Cette crise "humanitaire et de déplacement (de personnes)" est "la plus négligée au monde", écrit dans un communiqué l'ONG Conseil Norvégien pour les Réfugiés (NRC), présente dans le pays depuis 2017.
"Nous devons en finir avec cette paralysie de la communauté internationale. Chaque jour que dure ce conflit, la rancœur se renforce et la région se rapproche dangereusement d'une guerre sans merci", a déclaré Jan Egeland, secrétaire général du NRC, cité dans le communiqué.
"Tandis que la crise dans les régions anglophones du Cameroun se poursuit, la communauté internationale demeure passive", a-t-il ajouté.
Fin mai, neuf ONG, dont Amnesty International et Human Rights Watch, ont accusé le Conseil de sécurité de l'ONU d'avoir " en grande partie garder le silence sur la crise".

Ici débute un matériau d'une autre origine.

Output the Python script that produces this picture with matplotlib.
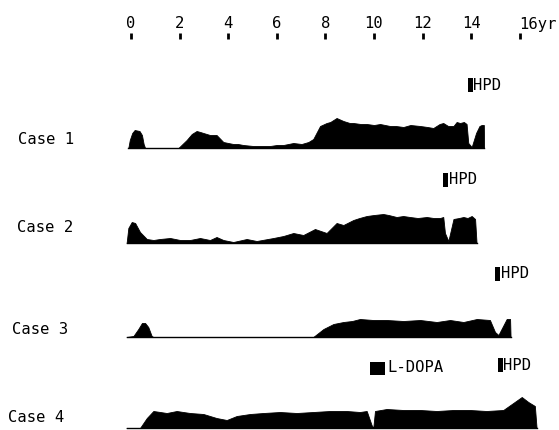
import matplotlib
matplotlib.use("Agg")
import matplotlib.pyplot as plt
import numpy as np

# ---- data (years on x, relative activity height) ----
tick_values = [0, 2, 4, 6, 8, 10, 12, 14, 16]
tick_labels = ["0", "2", "4", "6", "8", "10", "12", "14", "16"]
case_names = ["Case 1", "Case 2", "Case 3", "Case 4"]

case1_x = [-0.11, -0.05, 0.05, 0.15, 0.35, 0.45, 0.52, 0.58, 1.95, 2.29, 2.50, 2.70, 2.85,
           2.98, 3.25, 3.52, 3.80, 4.00, 4.21, 4.40, 4.62, 5.03, 5.40, 5.72, 6.00, 6.27,
           6.68, 7.02, 7.30, 7.50, 7.78, 8.05, 8.20, 8.46, 8.74, 9.00, 9.15, 9.45, 9.70,
           10.00, 10.25, 10.66, 10.90, 11.21, 11.50, 11.90, 12.20, 12.44, 12.70, 12.85,
           13.05, 13.27, 13.40, 13.54, 13.70, 13.81, 13.88, 14.02, 14.20, 14.34, 14.43,
           14.52, 14.53]
case1_y = [0, 8, 15, 18, 17, 13, 4, 0, 0, 8, 14, 17, 16,
           15, 13, 13, 6, 5, 4, 4, 3, 2, 2, 2, 3, 3,
           5, 4, 6, 9, 22, 25, 26, 30, 27, 25, 25, 24, 24,
           23, 24, 22, 22, 21, 23, 22, 21, 20, 24, 25,
           22, 22, 26, 25, 26, 24, 5, 1, 15, 22, 23,
           23, 0]

case2_x = [-0.18, -0.11, 0.03, 0.17, 0.37, 0.65, 0.92, 1.19, 1.61, 2.02, 2.43, 2.84, 3.25,
           3.52, 3.80, 4.21, 4.76, 5.17, 5.86, 6.27, 6.68, 7.09, 7.57, 8.05, 8.46, 8.74,
           9.15, 9.40, 9.70, 10.00, 10.38, 10.60, 10.93, 11.20, 11.48, 11.80, 12.17,
           12.45, 12.72, 12.85, 12.92, 13.06, 13.27, 13.50, 13.68, 13.85, 14.02, 14.16,
           14.22]
case2_y = [0, 15, 21, 20, 11, 4, 3, 4, 5, 3, 3, 5, 3,
           6, 3, 1, 4, 2, 5, 7, 10, 8, 14, 10, 20, 18,
           23, 25, 27, 28, 29, 28, 26, 27, 26, 25, 26,
           25, 25, 26, 10, 2, 24, 25, 26, 25, 27, 24,
           0]

case3_x = [-0.18, 0.10, 0.30, 0.45, 0.58, 0.71, 0.85, 0.92, 7.50, 7.92, 8.33, 8.74, 9.10,
           9.42, 9.97, 10.52, 11.21, 11.90, 12.58, 13.13, 13.68, 14.23, 14.77, 14.98,
           15.12, 15.46, 15.60, 15.62]
case3_y = [0, 1, 8, 14, 14, 10, 1, 0, 0, 8, 13, 15, 16,
           18, 17, 17, 16, 17, 15, 17, 15, 18, 17, 5,
           2, 18, 18, 0]

case4_x = [-0.18, 0.37, 0.65, 0.92, 1.20, 1.47, 1.88, 2.15, 2.43, 2.98, 3.52, 3.94, 4.35,
           4.90, 5.45, 6.13, 6.82, 7.50, 8.19, 8.87, 9.42, 9.70, 9.90, 9.97, 10.04, 10.52,
           11.21, 11.90, 12.58, 13.27, 13.95, 14.63, 15.32, 15.73, 16.08, 16.35, 16.62,
           16.69]
case4_y = [0, 0, 10, 17, 16, 15, 17, 16, 15, 14, 10, 8, 12,
           14, 15, 16, 15, 16, 17, 17, 16, 17, 3, 0, 17, 19,
           18, 18, 17, 18, 18, 17, 18, 25, 31, 26, 22,
           0]

# treatment markers
hpd_start = [13.87, 12.84, 14.98, 15.10]
hpd_end = [14.07, 13.05, 15.19, 15.30]
ldopa_case = 3
ldopa_start = 9.84
ldopa_end = 10.45

# ---- layout ----
W, H = 559, 430
PX0, PXYR = 131.0, 24.3
def px_to_yr(px):
    return (px - PX0) / PXYR

baselines = [148, 243, 337, 428]
label_px = [18, 17, 12, 8]
label_off = [8, 15, 7, 10]

fig = plt.figure(figsize=(W / 100, H / 100), dpi=100)
ax = fig.add_axes([0, 0, 1, 1])
ax.set_xlim(px_to_yr(0), px_to_yr(W))
ax.set_ylim(H, 0)
ax.axis("off")

font = dict(family="DejaVu Sans Mono", fontsize=11.2, color="black")

# top scale
for v, lab in zip(tick_values, tick_labels):
    if v == 16:
        ax.text(v - 0.02, 24, lab + "yr", ha="left", va="center", **font)
    else:
        ax.text(v, 24, lab, ha="center", va="center", **font)
    ax.plot([v, v], [33, 39], color="black", lw=2, solid_capstyle="butt")

series = [(case1_x, case1_y), (case2_x, case2_y), (case3_x, case3_y), (case4_x, case4_y)]
for i, ((xs, ys), name) in enumerate(zip(series, case_names)):
    b = baselines[i]
    xs = np.asarray(xs)
    ys = np.asarray(ys)
    ax.fill_between(xs, b - ys, b, color="black", lw=0.6, edgecolor="black")
    ax.plot([xs[0], xs[-1]], [b, b], color="black", lw=1)
    ax.text(px_to_yr(label_px[i]), b - label_off[i], name, ha="left", va="center", **font)
    # HPD marker
    ax.fill_between([hpd_start[i], hpd_end[i]], b - 70, b - 56, color="black", lw=0)
    ax.text(hpd_end[i] + 0.02, b - 63, "HPD", ha="left", va="center", **font)

b = baselines[ldopa_case]
ax.fill_between([ldopa_start, ldopa_end], b - 66, b - 53, color="black", lw=0)
ax.text(ldopa_end + 0.08, b - 60, "L-DOPA", ha="left", va="center", **font)

fig.savefig("out.png", dpi=100)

"Sans action rapide, la situation risque de s'aggraver", ont averti ces ONG, suggérant au Conseil d'"organiser régulièrement des réunions d'information et des discussions sur la situation au Cameroun et (de) l'ajouter officiellement à son ordre du jour".
"Je suis profondément préoccupé par la détérioration persistante des conditions de sécurité dans les régions du Nord-Ouest et du Sud-Ouest du Cameroun", s'est inquiété mardi Antonio Guterres, secrétaire général de l'ONU, cité dans un rapport.
Dans ce rapport présenté mardi au Conseil de sécurité, M. Guterres s'est aussi dit "préoccupé par la situation alarmante des droits de l'homme dans les deux régions", notant "que la violence et les abus sont apparemment perpétrés tant par les forces gouvernementales que par les groupes armés".
- Pas "d'avancées décisives" -
"Le règlement pacifique de la crise par la voie du dialogue n'a pas enregistré d'avancées décisives, et les répercussions humanitaires ne cessent de s'aggraver", a-t-il souligné, appelant "toutes les parties prenantes à faire preuve de retenue".
Les séparatistes anglophones du Cameroun - pays majoritairement francophone - militent pour la création d'un Etat indépendant dans les régions du Nord-Ouest et du Sud-Ouest.
Fin 2017, après un an de protestation, des séparatistes ont pris les armes contre Yaoundé. Depuis, ces régions sont le théâtre d'un conflit armé qui n'a cessé de prendre de l'ampleur.
Cette crise a déjà poussé plus de 530.000 personnes à quitter leur foyer, selon des chiffres de l'ONU. En vingt mois, le conflit a fait 1.850 morts, selon le centre d'analyses géopolitiques International Crisis Group (ICG).
Longtemps inexistantes, les pressions internationales se sont intensifiées ces derniers mois.
Début février, Washington a mis fin à plusieurs programmes d'aide militaire et sécuritaire. De son côté, le Parlement européen a adopté mi-avril une résolution invitant les autorités camerounaises à "mettre un terme" de façon urgente "aux violences".
Une première réunion du Conseil de sécurité de l'ONU sur la situation au Cameroun s'est tenue mi-mai à New-York, alors que les grandes puissances avaient jusqu'alors privilégié les pressions bilatérales sur le président Paul Biya pour tenter d'inverser le cours des choses.
Quelques jours avant cette réunion, le Premier ministre camerounais Joseph Dion Ngute, s'était rendu dans les régions anglophones, déclarant que Yaoundé était prêt à dialoguer de tout sauf de "séparation" et "sécession".
Un ministre, Paul Atangana Nji, qui jouit de la confiance du président Biya, estime que les séparatistes n'ont aucun mandat pour s'exprimer au nom des populations, les qualifiant d'"imposteurs".
Fin mai, le leader séparatiste, Julius Ayuk Tabe, écroué à Yaoundé où il est poursuivi pour "terrorisme et sécession", s'est néanmoins dit disposé à participer à des pourparlers, mais uniquement à l'étranger.
Il a aussi posé comme préalable sa libération, ainsi que celle de toutes les personnes détenues dans le cadre de la crise anglophone, le retrait des autorités et des troupes déployées dans les régions anglophones, mais le gouvernement y est opposé.